DENVER (KDVR) — A bipartisan-heralded bill was just signed into state law following recent events that have eroded the public’s trust in businesses that provide services for the dead.
In September of 2021, the former Lake County Coroner, Shannon Kent, was found guilty of “official misconduct,” in relation to alleged body tampering, falsifying of death certificates, and his habit of sending his wife in response to call in his stead, despite her not being sworn in as a deputy.
On Monday, Governor Polis signed HB22-1703, or as it is alternatively known, the “Funeral Establishment And Crematory Inspection” bill, into law.
“I wish we did not have to pass bills like this but I am thankful we got this done and passed in a bipartisan way,” said Rep. Dylan Roberts, who represented some of those impacted by Kent’s questionable actions.
Now that it is passed, the director of the Division of Professions and Occupations can enter the premises of registered funeral establishments and crematories during business hours to conduct inspections. It is outlined within the bill’s text that the director may contract with a third party to perform the inspection.

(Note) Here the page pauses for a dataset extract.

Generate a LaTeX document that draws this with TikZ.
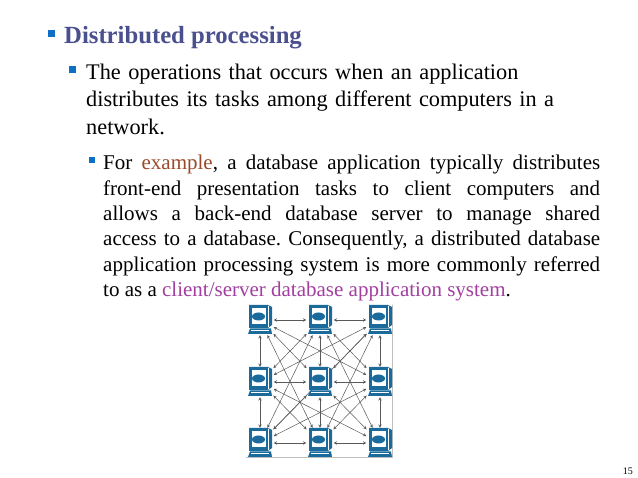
\documentclass[tikz,border=0pt]{standalone}
\usepackage{fontspec}
\setmainfont{Liberation Serif}
\usetikzlibrary{positioning}
\definecolor{titleblue}{HTML}{4A4F8E}
\definecolor{bulletblue}{HTML}{0F6FC6}
\definecolor{pcblue}{HTML}{1B6A9C}
\definecolor{examplebrown}{HTML}{9A4A28}
\definecolor{termpurple}{HTML}{A23FA0}
\tikzset{
	bullet/.style={fill=bulletblue,inner sep=0pt,minimum size=7pt},
	para/.style={anchor=north west,inner sep=0pt,align=justify},
	pc/.style={inner sep=0pt,minimum width=25pt,minimum height=28pt},
	link/.style={<->,draw=black!65,line width=.5pt,shorten <=1pt,shorten >=1pt},
	pcdraw/.pic={
		\fill[pcblue] (-11,-15) -- (8,-15) -- (12,-13) -- (12,5) -- (8,8) -- (-11,8) -- cycle;
		\fill[white] (-8.5,-12) rectangle (5.5,4.5);
		\fill[pcblue] (-1.5,-3.5) ellipse (6.5 and 4);
		\draw[white,line width=.5pt] (8,-14) -- (8,7);
		\fill[pcblue] (-10,8.5) -- (11,8.5) -- (12,14) -- (-12,14) -- cycle;
		\fill[white] (-9,10.5) rectangle (9,11.2);
	}
}
\frenchspacing
\begin{document}
\begin{tikzpicture}[x=1pt,y=-1pt,>=stealth,line join=round,line cap=round]
	\useasboundingbox (0,0) rectangle (638,478);
	\fill[white] (0,0) rectangle (638,478);
	% text
	\node[bullet] (b1) at (51.5,34) {};
	\node[anchor=base west,inner sep=0pt,text=titleblue,font=\fontsize{24.7}{28}\selectfont\bfseries] (title) at (64,44) {Distributed processing};
	\node[bullet] (b2) at (72,70) {};
	\node[para,align=left,text width=530pt,font=\fontsize{22.3}{27.5}\selectfont] (first) at (86,63.5) {The operations that occurs when an application\\distributes its tasks among different computers in a\\network.};
	\node[bullet,minimum size=6pt] (b3) at (92,160) {};
	\node[para,text width=497pt,font=\fontsize{21}{25.4}\selectfont] (second) at (103,155) {For \textcolor{examplebrown}{example}, a database application typically distributes\linebreak front-end presentation tasks to client computers and\linebreak allows a back-end database server to manage shared\linebreak access to a database. Consequently, a distributed database\linebreak application processing system is more commonly referred\linebreak to as a \textcolor{termpurple}{client/server database application system}.};
	\node[anchor=base east,inner sep=0pt,font=\fontsize{10}{12}\selectfont] (page) at (633,475) {15};
	% network
	\draw[black!25,line width=.6pt] (392,305) -- (392,457) -- (246,457);
	\foreach \name/\px/\py in {c11/260/320,c12/320/320,c13/380/320,c21/260/382,c22/320/382,c23/380/382,c31/260/443,c32/320/443,c33/380/443}{
		\node[pc] (\name) at (\px,\py) {};
	}
	\foreach \from/\to in {c11/c12,c12/c13,c21/c22,c22/c23,c31/c32,c32/c33,c11/c21,c21/c31,c12/c22,c22/c32,c13/c23,c23/c33,
		c11/c22,c11/c23,c11/c32,c12/c21,c12/c23,c12/c31,c12/c33,c13/c22,c13/c21,c13/c32,c13/c31,
		c21/c32,c21/c33,c22/c31,c22/c33,c23/c32,c23/c31}{
		\draw[link] (\from) -- (\to);
	}
	\foreach \px/\py in {260/320,320/320,380/320,260/382,320/382,380/382,260/443,320/443,380/443}{
		\pic at (\px,\py) {pcdraw};
	}
\end{tikzpicture}
\end{document}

This aims to minimize the likelihood of occurrences like when Lake County deputies found Kent’s Leadville funeral home to be unsanitary including a newborn body among other bodies, and with some lacking the proper identification paperwork. During this instance, officers also found one body that was not properly refrigerated.
Perhaps the most powerful driving force behind this bill becoming law was the incident where Kent allegedly mixed an infant’s ashes with remains from another body.
“This law will make it easier for state agencies to identify negligence in funeral homes and crematories so no more families in Colorado will have to endure the heartbreak caused by the Kent Funeral Homes and others in our state,” said Roberts.
Roberts was one of the four prime sponsors on the heavily bipartisan bill, also championed by Rep. Matt Soper, Sen. Don Soram and Sen. Kerry Donovan.